Sean Poole (r-Jr.): Poole enters his third season as Georgia Tech’s starting punter. The Yellow Jackets were middle of the pack (54th nationally) in net punting a year ago.
Georgia Tech has not announced their kickoff and punt returners at this time. I would expect to see Orwin Smith involved in kickoff returns, though he only averaged 19.6 yards per return last year. The Jackets were 108th nationally in kickoff returns and 61st in punt returns, so Paul Johnson could be going for an overhaul.
With Virginia Tech starting a true freshman (A.J. Hughes) at punter, and newcomers J.C. Coleman (Fr.) and Demitri Knowles (r-Fr.) returning kicks, I think we have to consider the special teams battle a wash right now. However, it could be the difference in the game.
Virginia Tech has the overall talent edge, they are playing at home in a night game, they’ve had extra time to prepare for the spread option, and they have one of the best coaching staffs in the country. I’m not about to pick the Hokies to lose this one.
That being said, there is plenty to worry about. Georgia Tech is very capable of winning. If Virginia Tech’s new safeties miss tackles on the A-backs, or are fooled into giving up a long touchdown on one of Georgia Tech’s rare passing plays, then the Jackets will be right there in the game. But on the whole, if you look at VT’s defense, almost everybody in the starting lineup has played a lot of snaps against the spread option. They’ll be ready.
Offensively, it’s not Georgia Tech’s defense that worries me. It’s the timing between Logan Thomas and his wide receivers, and VT’s new running backs holding onto the football in a big game. I think we’ll see Georgia Tech bring the pressure up front and make VT’s new offensive line prove they can pass block, and make Thomas and the wide receivers prove they are on the same page. I believe the Hokies have upgraded their talent on the offensive line since last season, and I’m confident that they’ll answer the bell.
Special teams? It’s impossible to make a prediction there. We don’t know who is returning kicks for Georgia Tech, and true freshman A.J. Hughes has never punted in a game. A dropped snap or a shank could change the direction of the game.
I don’t expect either team to run away with the game, but if Virginia Tech manages to take a two-possession lead into the fourth quarter, I’ll start to feel very good about things. The Hokies got up two scores last year, and that forced Georgia Tech into obvious passing situations, which is not their strength. Bud Foster unleashed the hounds at that point, and the Hokies recorded six sacks in that game. Georgia Tech only allowed seven other sacks in their other 12 games combined.
More times than not, the team with the most talent wins. When you go up and down the rosters, I just see more overall talent for the home team. I expect this one to be a good game, but Virginia Tech’s higher talent level will pull away in the fourth quarter.
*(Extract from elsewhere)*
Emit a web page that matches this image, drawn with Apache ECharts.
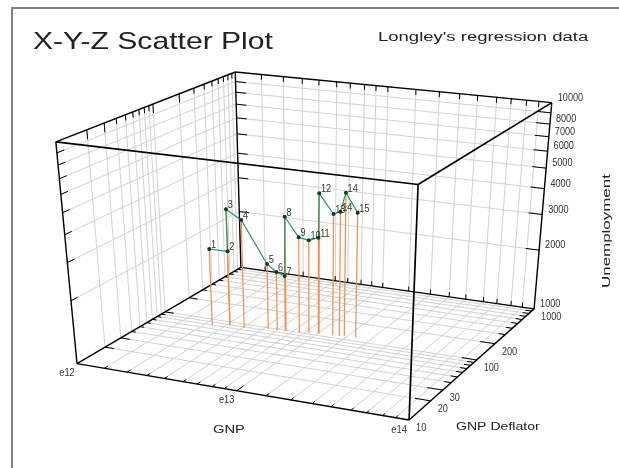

Chris Coleman’s Prediction: Virginia Tech 31, Georgia Tech 17
Will Stewart’s Take: I’ve got a bad case of preseason-itis, meaning I feel very confident and optimistic about the Hokies’ upcoming season. I feel particularly good about this game. The problem is, it’s a feeling, not something rooted in fact or analysis. If I go with the feeling, I could be very disappointed if things don’t go well.
Having said that … if you read Chris’ entire preview, then what was written between the lines was one word: matchups. It’s VT’s responsibility to get their best tacklers, Fuller and Exum, on the perimeter, where they match up well with the A-backs. If James Gayle isn’t a hundred percent and Tyrel Wilson has to play a lot, that’s all right, because he’s a good matchup against Georgia Tech (but a horrible matchup against Miami, for example). Middle linebacker Jack Tyler is good in run pursuit and a strong tackler — in other words, a good matchup for GT. Offensively, Chris recommends that VT run the outside zone stretch, because that’s a bad matchup for Georgia Tech’s interior defense, which doesn’t do a good job getting off blocks and doesn’t run well sideline-to-sideline.
And so on and so forth. The problem is that GT head coach Paul Johnson is one of the best at using his particular scheme to find and exploit matchups. He already knows the characteristics of players like Exum and Fuller, whom he has seen on film, and his offense is versatile enough for him to tinker and try to exploit matchups.
These VT-GT games don’t just produce Coastal Division champions. They produce some of the better cat-and-mouse games that you’ll see in college football, as Bud Foster and Paul Johnson move pieces around on the board in an effort to find the elusive checkmate winner. Yes, I mixed my metaphors …
This is supposed to be the optimal setup for Virginia Tech vs. Georgia Tech: a night game, at home, with plenty of time to prepare for Paul Johnson’s offense. There is no better setup. The big reason for concern is that the Hokies, though they haven’t played a game, are not midseason-healthy. Tariq Edwards will be missed, Bruce Taylor is not 100%, D.J. Coles is going to be rusty, and James Gayle hasn’t scrimmaged in weeks.
We’ve been told this defense is deep, though, and can overcome injuries in the front seven. We’ll find out. In the four-year history of PJ vs. the Hokies, only once has either team scored more than 30 points. VT did it last year in Atlanta, winning 37-26. I don’t see it being that high scoring for either team.